People rise to the level of expectations placed on them. The concept of adolescence is a relatively new invention. For most of human history there has been childhood, adulthood, and old age.
Didn't freakonomics write about the reverse relationship? Contraceptives helped reduce unwanted pregnancies... unwanted pregnancies turn in to unwanted babies/children that eventually have a higher probability of turning into criminals.
The lead hypothesis is really interesting and certainly plausible, but I don't think it's been proven. I would like something more substantial than "the graphs look similar".

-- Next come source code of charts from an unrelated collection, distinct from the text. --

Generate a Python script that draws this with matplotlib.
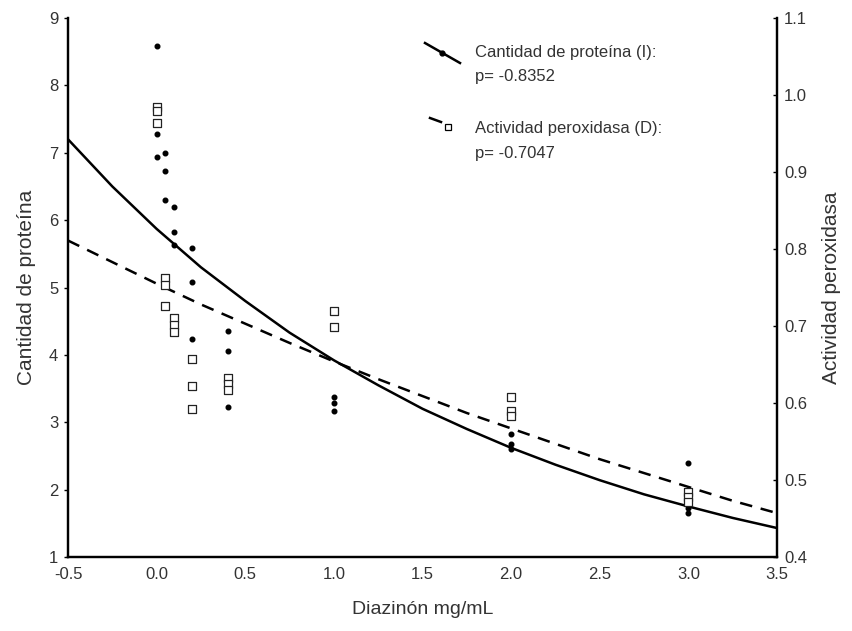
import matplotlib
matplotlib.use("Agg")
import matplotlib.pyplot as plt
from matplotlib.lines import Line2D

plt.rcParams['font.family'] = ['Liberation Sans', 'DejaVu Sans']

# Scatter data: protein amount (left axis)
prot_x = [0, 0, 0, 0.05, 0.05, 0.05, 0.1, 0.1, 0.1, 0.2, 0.2, 0.2,
          0.4, 0.4, 0.4, 1, 1, 1, 2, 2, 2, 3, 3, 3]
prot_y = [8.59, 7.28, 6.93, 7.00, 6.73, 6.30, 6.19, 5.82, 5.63, 5.59, 5.08, 4.23,
          4.36, 4.06, 3.23, 3.37, 3.29, 3.17, 2.83, 2.68, 2.60, 2.39, 1.72, 1.65]

# Scatter data: peroxidase activity (right axis)
perox_x = [0, 0, 0, 0.05, 0.05, 0.05, 0.1, 0.1, 0.1, 0.2, 0.2, 0.2,
           0.4, 0.4, 0.4, 1, 1, 2, 2, 2, 3, 3, 3]
perox_y = [0.985, 0.979, 0.964, 0.762, 0.753, 0.726, 0.710, 0.701, 0.692,
           0.657, 0.622, 0.592, 0.633, 0.625, 0.617, 0.719, 0.699,
           0.608, 0.589, 0.583, 0.485, 0.478, 0.472]

# Fitted curves
curve_x = [-0.5, -0.25, 0, 0.25, 0.5, 0.75, 1.0, 1.25, 1.5, 1.75, 2.0,
           2.25, 2.5, 2.75, 3.0, 3.25, 3.5]
prot_fit = [7.20, 6.50, 5.87, 5.30, 4.80, 4.33, 3.92, 3.55, 3.20, 2.90, 2.62,
            2.37, 2.14, 1.93, 1.75, 1.58, 1.43]
perox_fit = [0.811, 0.783, 0.755, 0.728, 0.703, 0.678, 0.654, 0.631, 0.609,
             0.587, 0.567, 0.547, 0.527, 0.509, 0.491, 0.473, 0.457]

xticks = [-0.5, 0.0, 0.5, 1.0, 1.5, 2.0, 2.5, 3.0, 3.5]
lticks = [1, 2, 3, 4, 5, 6, 7, 8, 9]
rticks = [0.4, 0.5, 0.6, 0.7, 0.8, 0.9, 1.0, 1.1]

fig = plt.figure(figsize=(8.53, 6.31), dpi=100)
ax = fig.add_axes([68/853, 1-557/631, (777-68)/853, (557-18)/631])
ax2 = ax.twinx()

fs = 12
tc = '#333333'
ax.plot(curve_x, prot_fit, color='black', lw=1.8, zorder=3)
ax.scatter(prot_x, prot_y, s=11, color='black', marker='o', zorder=4)
ax2.plot(curve_x, perox_fit, color='black', lw=1.8, dashes=(5, 3.5), zorder=3)
ax2.scatter(perox_x, perox_y, s=38, facecolors='white', edgecolors='#222222',
            marker='s', linewidths=0.9, zorder=4)

ax.set_xlim(-0.5, 3.5)
ax.set_ylim(1, 9)
ax2.set_ylim(0.4, 1.1)
ax.set_xticks(xticks)
ax.set_xticklabels([f"{v:.1f}" for v in xticks], fontsize=fs, color=tc)
ax.set_yticks(lticks)
ax.set_yticklabels([str(v) for v in lticks], fontsize=fs, color=tc)
ax2.set_yticks(rticks)
ax2.set_yticklabels([f"{v:.1f}" for v in rticks], fontsize=fs, color=tc)

for a in (ax, ax2):
    a.spines['top'].set_visible(False)
    for s in ('left', 'bottom', 'right'):
        a.spines[s].set_linewidth(1.6)
ax.tick_params(axis='y', direction='out', length=3, width=1, pad=4)
ax.tick_params(axis='x', direction='in', length=0, pad=7)
ax2.tick_params(axis='y', direction='in', length=3, width=1, pad=5)

ax.set_xlabel("Diazinón mg/mL", fontsize=14, labelpad=14, color=tc)
ax.set_ylabel("Cantidad de proteína", fontsize=15, labelpad=9, color=tc)
ax2.set_ylabel("Actividad peroxidasa", fontsize=15, labelpad=11, color=tc)

# Legend drawn manually in figure coordinates
h1 = Line2D([425/853, 460/853], [1-43/631, 1-63/631], transform=fig.transFigure,
            color='black', lw=1.8)
fig.add_artist(h1)
fig.add_artist(Line2D([442/853], [1-53/631], transform=fig.transFigure,
                      marker='o', color='black', markersize=3.5))
h2 = Line2D([430/853, 441/853], [1-118/631, 1-122/631], transform=fig.transFigure,
            color='black', lw=1.8)
fig.add_artist(h2)
fig.add_artist(Line2D([448/853], [1-127/631], transform=fig.transFigure,
                      marker='s', markerfacecolor='white', markeredgecolor='black',
                      markersize=5, markeredgewidth=0.9))
fig.text(475/853, 1-53/631, "Cantidad de proteína (I):", fontsize=fs, va='center', color=tc)
fig.text(475/853, 1-77/631, "p= -0.8352", fontsize=fs, va='center', color=tc)
fig.text(475/853, 1-129/631, "Actividad peroxidasa (D):", fontsize=fs, va='center', color=tc)
fig.text(475/853, 1-154/631, "p= -0.7047", fontsize=fs, va='center', color=tc)

fig.savefig("out.png", dpi=100)
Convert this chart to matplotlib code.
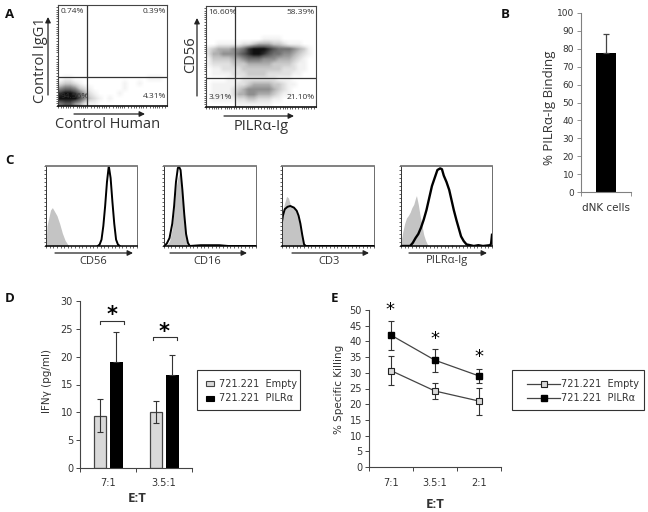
#!/usr/bin/env python
#
#   Multi panel figure - flow plots, histograms, bars and lines
#

import numpy as np
from matplotlib import pyplot as plt
from matplotlib.patches import Rectangle
from matplotlib.lines import Line2D

W, H = 648, 512
DARK = "#333333"
GREY = "#808080"
LIGHT = "#d9d9d9"
UI_FONT = "Open Sans"

# Panel A, dot density read by eye, rows top to bottom, 0-9
DENSITY_CONTROL = [
    "0000000000000000000000",
    "0000000000000000000000",
    "0000000000000000000000",
    "0000000000000000000000",
    "0000000000000000000000",
    "0000000000000000000000",
    "0000000000000000000000",
    "0000000000000000000000",
    "0000000000000000000000",
    "0000000000000000000000",
    "0000000000000000000000",
    "0000000000000000000000",
    "0000000000000000000000",
    "0000000000000000000000",
    "0110000000000000001110",
    "2332100000000100100000",
    "5665321000000100000000",
    "8998642100001000000000",
    "9999753210100000000000",
    "6775421100000000000000",
]
DENSITY_PILR = [
    "0000000000000000000000",
    "0000000000000000000000",
    "0000000000000000000000",
    "0000000000000000000000",
    "0000000000000000000000",
    "0000000000000000000000",
    "0000000000011110000000",
    "0011111223444332111000",
    "2344455689998766654310",
    "2445556789987665543210",
    "1333344566655544432100",
    "1222233344444333321100",
    "0112222333333332221100",
    "0111122233332222211000",
    "0000111222222211100000",
    "0111112234444332110000",
    "0111123455555432100000",
    "0111124455444321100000",
    "0111112233222110000000",
    "0000001111111000000000",
]

# Panel A, quadrant percentages
PCT_CONTROL = ["0.74%", "0.39%", "94.56%", "4.31%"]
PCT_PILR = ["16.60%", "58.39%", "3.91%", "21.10%"]

# Panel B
B_CATS = ["dNK cells"]
B_VALS = [77.5]
B_ERR = [10.5]

# Panel C, histograms: x and height, both in % of the plot
C_LABELS = ["CD56", "CD16", "CD3", "PILR\u03b1-Ig"]
C_GREY_X = [
    [0, 1, 3, 5, 7, 9, 12, 15, 18, 21, 25],
    [3, 6, 9, 11, 13, 15, 17, 19, 21, 23, 26, 28],
    [0, 2, 5, 7, 9, 13, 16, 18, 20, 22, 24, 26],
    [0, 2, 4, 6, 8, 10, 12, 14, 16, 17, 19, 21, 23, 25, 27, 29, 31, 54, 56, 58],
]
C_GREY_Y = [
    [0, 25, 35, 45, 48, 44, 38, 28, 16, 7, 0],
    [1, 6, 22, 45, 72, 85, 92, 70, 40, 15, 2, 0],
    [35, 50, 62, 60, 52, 47, 42, 36, 26, 12, 1, 0],
    [5, 18, 28, 35, 38, 42, 48, 52, 60, 63, 52, 38, 26, 14, 7, 2, 0, 0, 2, 0],
]
C_BLACK_X = [
    [57, 59, 61, 63, 65, 67, 69, 71, 73, 75, 77, 79, 81],
    [0, 3, 6, 9, 11, 13, 15, 16, 18, 20, 22, 24, 26, 28, 40, 50, 60, 70, 100],
    [0, 1, 3, 6, 9, 13, 16, 18, 20, 22, 24, 26, 100],
    [0, 10, 13, 16, 19, 22, 25, 28, 31, 34, 37, 40, 43, 45, 47, 50, 53, 56, 58,
     61, 63, 66, 69, 72, 76, 80, 85, 90, 98, 99, 100],
]
C_BLACK_Y = [
    [0, 2, 8, 25, 50, 80, 100, 85, 55, 28, 8, 2, 0],
    [0, 3, 10, 28, 50, 80, 97, 100, 95, 70, 40, 15, 4, 0, 1, 1, 1, 0, 0],
    [30, 38, 46, 49, 50, 48, 44, 38, 28, 14, 2, 0, 0],
    [0, 0, 4, 10, 15, 23, 33, 45, 60, 75, 85, 95, 97, 96, 88, 80, 70, 55, 45,
     32, 24, 12, 6, 2, 1, 0, 1, 0, 1, 3, 14],
]

# Panel D
D_CATS = ["7:1", "3.5:1"]
D_EMPTY = [9.4, 10.1]
D_PILR = [19.0, 16.7]
D_EMPTY_ERR = [3.0, 2.0]
D_PILR_ERR = [5.5, 3.6]

# Panel E
E_CATS = ["7:1", "3.5:1", "2:1"]
E_EMPTY = [30.7, 24.2, 21.0]
E_PILR = [42.0, 34.0, 29.0]
E_EMPTY_ERR = [4.7, 2.5, 4.3]
E_PILR_ERR = [4.6, 3.6, 2.2]

fig = plt.figure(figsize=(W / 100, H / 100), dpi=100)


def pixel_axes(x0, y0, x1, y1):
    return fig.add_axes([x0 / W, 1 - y1 / H, (x1 - x0) / W, (y1 - y0) / H])


# overlay in pixel coordinates for the hand placed labels and arrows
over = fig.add_axes([0, 0, 1, 1], zorder=10)
over.set_xlim(0, W)
over.set_ylim(H, 0)
over.axis("off")


def label(x, y, s, size=9, ha="center", rot=0, color=DARK, weight="normal", family=UI_FONT):
    over.text(x, y, s, fontsize=size, ha=ha, va="center", rotation=rot,
              color=color, fontweight=weight, family=family)


def arrow(x0, y0, x1, y1):
    over.annotate("", xy=(x1, y1), xytext=(x0, y0),
                  arrowprops=dict(arrowstyle="-|>", color="#222222", lw=0.9,
                                  shrinkA=0, shrinkB=0, mutation_scale=8))


def flow_ticks(ax):
    ticks = [0, 3, 5, 7, 9, 11, 14, 17, 19, 21, 23, 25, 27, 30, 33, 36, 38, 40, 42, 44,
             47, 50, 53, 55, 57, 59, 61, 64, 67, 70, 72, 74, 76, 78, 81, 84, 87, 89, 91, 93, 95, 98]
    ax.set_xticks(ticks)
    ax.set_yticks(ticks)
    ax.set_xticklabels([])
    ax.set_yticklabels([])
    ax.tick_params(length=1.5, width=0.5, color="#222222", direction="out", pad=1)


def flow_plot(x0, y0, x1, y1, density, vline, hline, pct):
    ax = pixel_axes(x0, y0, x1, y1)
    grid = np.array([[int(c) for c in row] for row in density], dtype=float)
    ax.imshow(grid, cmap="Greys", vmin=0, vmax=9.5, extent=(0, 100, 0, 100),
              aspect="auto", interpolation="bilinear")
    ax.axvline(vline, color="#333333", lw=0.9)
    ax.axhline(hline, color="#333333", lw=0.9)
    flow_ticks(ax)
    for s in ax.spines.values():
        s.set_color("#444444")
        s.set_linewidth(0.8)
    ax.spines["bottom"].set_linewidth(1.2)
    ax.spines["bottom"].set_color("#111111")
    ax.text(2, 94, pct[0], fontsize=6, color=DARK, va="center", family=UI_FONT)
    ax.text(99, 94, pct[1], fontsize=6, color=DARK, va="center", ha="right", family=UI_FONT)
    ax.text(2, 9, pct[2], fontsize=6, color=DARK, va="center", family=UI_FONT)
    ax.text(99, 9, pct[3], fontsize=6, color=DARK, va="center", ha="right", family=UI_FONT)


# Panel A
flow_plot(58, 5, 167, 106, DENSITY_CONTROL, 27, 29, PCT_CONTROL)
flow_plot(206, 6, 316, 107, DENSITY_PILR, 26.5, 29, PCT_PILR)
arrow(48, 95, 48, 17)
arrow(74, 114, 145, 114)
arrow(197, 96, 197, 18)
arrow(224, 116, 294, 116)
label(41, 60, "Control IgG1", size=10.5, rot=90)
label(108, 124, "Control Human", size=10.5)
label(191, 55, "CD56", size=10.5, rot=90)
label(261, 126, "PILR\u03b1-Ig", size=10.5)

# Panel B
ax = pixel_axes(581, 13, 631, 192)
ax.bar([0], B_VALS, width=0.39, color="black", yerr=[[0], B_ERR],
       error_kw=dict(ecolor="#444444", elinewidth=0.9, capsize=2.5, capthick=0.9))
ax.set_xlim(-0.5, 0.5)
ax.set_ylim(0, 100)
ax.set_yticks(range(0, 101, 10))
ax.set_xticks([-0.5, 0.5])
ax.set_xticklabels([])
ax.tick_params(colors=DARK, labelsize=6.5, length=3, width=0.6, color=GREY, pad=2)
for lab in ax.get_yticklabels():
    lab.set_family("DejaVu Sans")
ax.spines[["top", "right"]].set_visible(False)
ax.spines[["left", "bottom"]].set_color(GREY)
label(606, 208, B_CATS[0], size=7.5, family="DejaVu Sans")
label(549, 108, "% PILR\u03b1-Ig Binding", size=9.5, rot=90)

# Panel C
C_BOXES = [(46, 137), (164, 256), (282, 374), (401, 492)]
C_ARROWS = [(55, 133), (170, 247), (292, 369), (409, 487)]
for i, (x0, x1) in enumerate(C_BOXES):
    ax = pixel_axes(x0, 166, x1, 246)
    ax.fill_between(C_GREY_X[i], C_GREY_Y[i], color="#c4c4c4", lw=0)
    ax.plot(C_BLACK_X[i], C_BLACK_Y[i], color="black", lw=1.4 if i < 3 else 1.7)
    ax.set_xlim(0, 100)
    ax.set_ylim(0, 100)
    ax.set_xticks(range(0, 101, 4))
    ax.set_yticks(range(0, 101, 5))
    ax.set_xticklabels([])
    ax.set_yticklabels([])
    ax.tick_params(length=1.5, width=0.5, color="#222222", pad=1)
    ax.spines["top"].set_color("#777777")
    ax.spines["top"].set_linewidth(1.3)
    ax.spines["right"].set_color("#555555")
    ax.spines["right"].set_linewidth(0.6)
    ax.spines["left"].set_color("#333333")
    ax.spines["left"].set_linewidth(0.7)
    ax.spines["bottom"].set_linewidth(1.1)
    arrow(C_ARROWS[i][0], 253, C_ARROWS[i][1], 253)
    label((C_ARROWS[i][0] + C_ARROWS[i][1]) / 2 - 1, 261, C_LABELS[i], size=8)

# Panel D
ax = pixel_axes(80, 301, 192, 468)
xs = np.arange(len(D_CATS))
err_style = dict(ecolor="#333333", elinewidth=0.8, capsize=2, capthick=0.8)
ax.bar(xs - 0.145, D_EMPTY, width=0.225, color=LIGHT, edgecolor="#444444", linewidth=0.9,
       yerr=D_EMPTY_ERR, error_kw=err_style)
ax.bar(xs + 0.15, D_PILR, width=0.225, color="black",
       yerr=[[0, 0], D_PILR_ERR], error_kw=err_style)
ax.set_xlim(-0.5, 1.5)
ax.set_ylim(0, 30)
ax.set_yticks(range(0, 31, 5))
ax.set_xticks([-0.5, 0.5, 1.5])
ax.set_xticklabels([])
for x, s in zip(xs, D_CATS):
    ax.text(x, -2.7, s, fontsize=7, ha="center", va="center", color=DARK)
ax.tick_params(colors=DARK, labelsize=7, length=3, width=0.7, color="#444444", pad=2)
ax.spines[["top", "right"]].set_visible(False)
ax.spines[["left", "bottom"]].set_color("#444444")
label(47, 381, "IFN\u03b3 (pg/ml)", size=7.5, rot=90, family="DejaVu Sans")
label(137, 498, "E:T", size=9.5, weight="bold")
for x0, x1, y in [(100, 124, 321), (152.5, 176.5, 337)]:
    over.plot([x0, x0, x1, x1], [y + 3, y, y, y + 3], color="#333333", lw=0.8)
label(112, 315, "*", size=15, color="black", weight="bold", family="DejaVu Sans")
label(164, 332, "*", size=15, color="black", weight="bold", family="DejaVu Sans")

# legend D
over.add_patch(Rectangle((197, 370), 103, 40, fc="white", ec="#333333", lw=0.8))
over.add_patch(Rectangle((206, 381), 8, 5, fc=LIGHT, ec="#444444", lw=0.8))
over.add_patch(Rectangle((206, 396), 8, 5, fc="black", ec="black", lw=0.8))
label(219, 384, "721.221  Empty", size=7, ha="left", family="DejaVu Sans")
label(219, 398, "721.221  PILR\u03b1", size=7, ha="left", family="DejaVu Sans")

# Panel E
ax = pixel_axes(369, 310, 501, 467)
xs = np.arange(len(E_CATS))
line_err = dict(elinewidth=0.8, capsize=2, capthick=0.8, ecolor="#333333")
ax.errorbar(xs, E_EMPTY, yerr=E_EMPTY_ERR, color="#444444", lw=0.9, marker="s", ms=4.5,
            mfc=LIGHT, mec="#222222", mew=0.8, **line_err)
ax.errorbar(xs, E_PILR, yerr=E_PILR_ERR, color="#444444", lw=0.9, marker="s", ms=4.5,
            mfc="black", mec="black", **line_err)
ax.set_xlim(-0.5, 2.5)
ax.set_ylim(0, 50)
ax.set_yticks(range(0, 51, 5))
ax.set_xticks([-0.5, 0.5, 1.5, 2.5])
ax.set_xticklabels([])
for x, s in zip(xs, E_CATS):
    ax.text(x, -5.2, s, fontsize=7, ha="center", va="center", color=DARK)
ax.tick_params(colors=DARK, labelsize=7, length=3, width=0.7, color="#444444", pad=2)
ax.spines[["top", "right"]].set_visible(False)
ax.spines[["left", "bottom"]].set_color("#444444")
label(339, 389, "% Specific Killing", size=7.5, rot=90, family="DejaVu Sans")
label(435, 504, "E:T", size=9.5, weight="bold")
for x, y in [(390, 310), (435, 339), (479, 357)]:
    label(x, y, "*", size=13, color="black", family="DejaVu Sans")

# legend E
over.add_patch(Rectangle((512, 370), 132, 40, fc="white", ec="#333333", lw=0.8))
over.add_line(Line2D([527, 560], [384, 384], color="#444444", lw=0.9, marker="s", ms=4.5,
                     mfc=LIGHT, mec="#222222", markevery=[], zorder=3))
over.add_line(Line2D([543.5], [384], marker="s", ms=5, mfc=LIGHT, mec="#222222", mew=0.8, zorder=4))
over.add_line(Line2D([527, 560], [398, 398], color="#444444", lw=0.9, zorder=3))
over.add_line(Line2D([543.5], [398], marker="s", ms=5, mfc="black", mec="black", zorder=4))
label(561, 384, "721.221  Empty", size=7, ha="left", family="DejaVu Sans")
label(561, 398, "721.221  PILR\u03b1", size=7, ha="left", family="DejaVu Sans")

# panel letters
for x, y, s in [(10, 15, "A"), (505, 15, "B"), (10, 161, "C"), (10, 298, "D"), (335, 298, "E")]:
    label(x, y, s, size=9.5, weight="bold", color="#111111")

fig.savefig("out.png", dpi=100)
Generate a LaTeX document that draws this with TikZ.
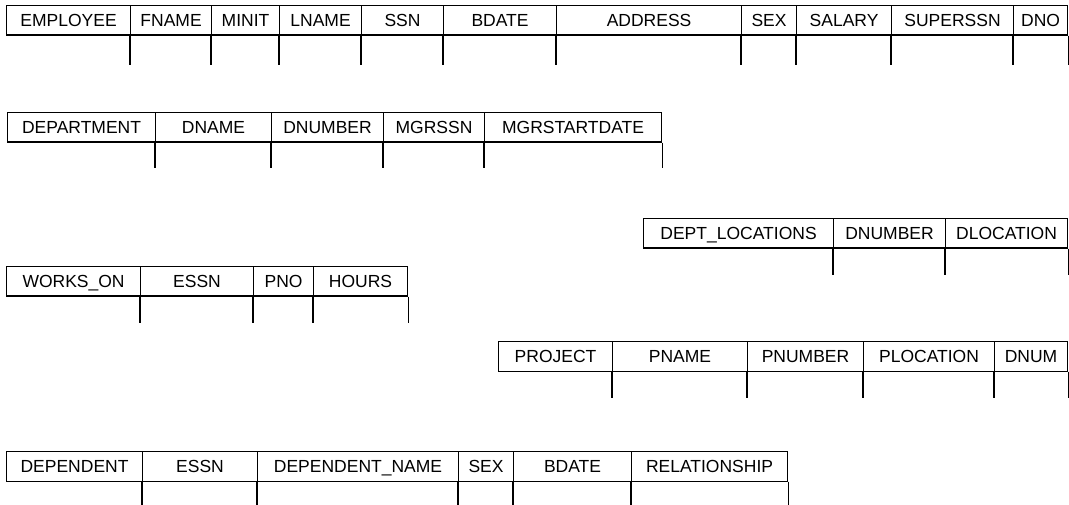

The paper based the freakenomics study was based on only looked at US data but crime was dropping in the 90's globally. A global drop in crime would be hard to explain based on US policy changes with regards to abortion while lead was removed globally at different times.
The abortion hypothesis was also correlation study (i.e. These graphs look similar) but didn't control for leaded gasoline. Also later studies failed to find more direct links such as higher rates of abortion in high crime areas that would explain the magnitude of the drop.
A later study by the author of the paper suggesting lead as the driver of violent crime did a follow up study that incorporated lead, abortion and other variables found that lead was the dominant contributor and abortion a secondary contributor.
I haven't seen this one mentioned yet, but the trend may also be due in part to choices the women are making about whether or not they want children. Most of the comments assumed that all of these pregnancies were "accidents" to begin with, but if you're a teenage girl, living in poverty, what kind of role models do you see, and how might you envision your own future and goals? Just like teenagers in some places can/could only have a life of their own by getting married, it is and was very common for other teenagers in some cultures to see having a baby as the only way out of their current situation, as a way to have a better life, as a necessary step for building a life with and getting support from a romantic partner, as a way to have more importance or influence in their community, and add meaning to their own lives.
Anecdotally, I knew a few women in high school who got pregnant, and it seemed to add a great deal of excitement and hope for their future, rather than the other way around. If you have nothing going for you, having a kid can seem like a good plan.
If you start giving people other options, other things to work for, and exposing them to other cultures, they might find better alternatives. Heck, this whole thing might still be caused by the Internet! But not for the reasons some other people said...
What about the fact that anal sex is now less-taboo than it used to be? Most of my straight friends are having it these days. I can only imagine what teens are doing with their backdoors these days.
Anal sex has got to be the best form of contraception, although it definitely isn't "safe".
I guess the phenomenon of netflix and chill. Is more like "netflix and safe-chill". Either that or people are taking it too literally and actually chilling.
That's interesting, but lets just take a long look at the FIRST cause, which has come at the cost of endless political fights and only exists through that constant fighting. There are still a LOT of people who think that access to birth control is the problem.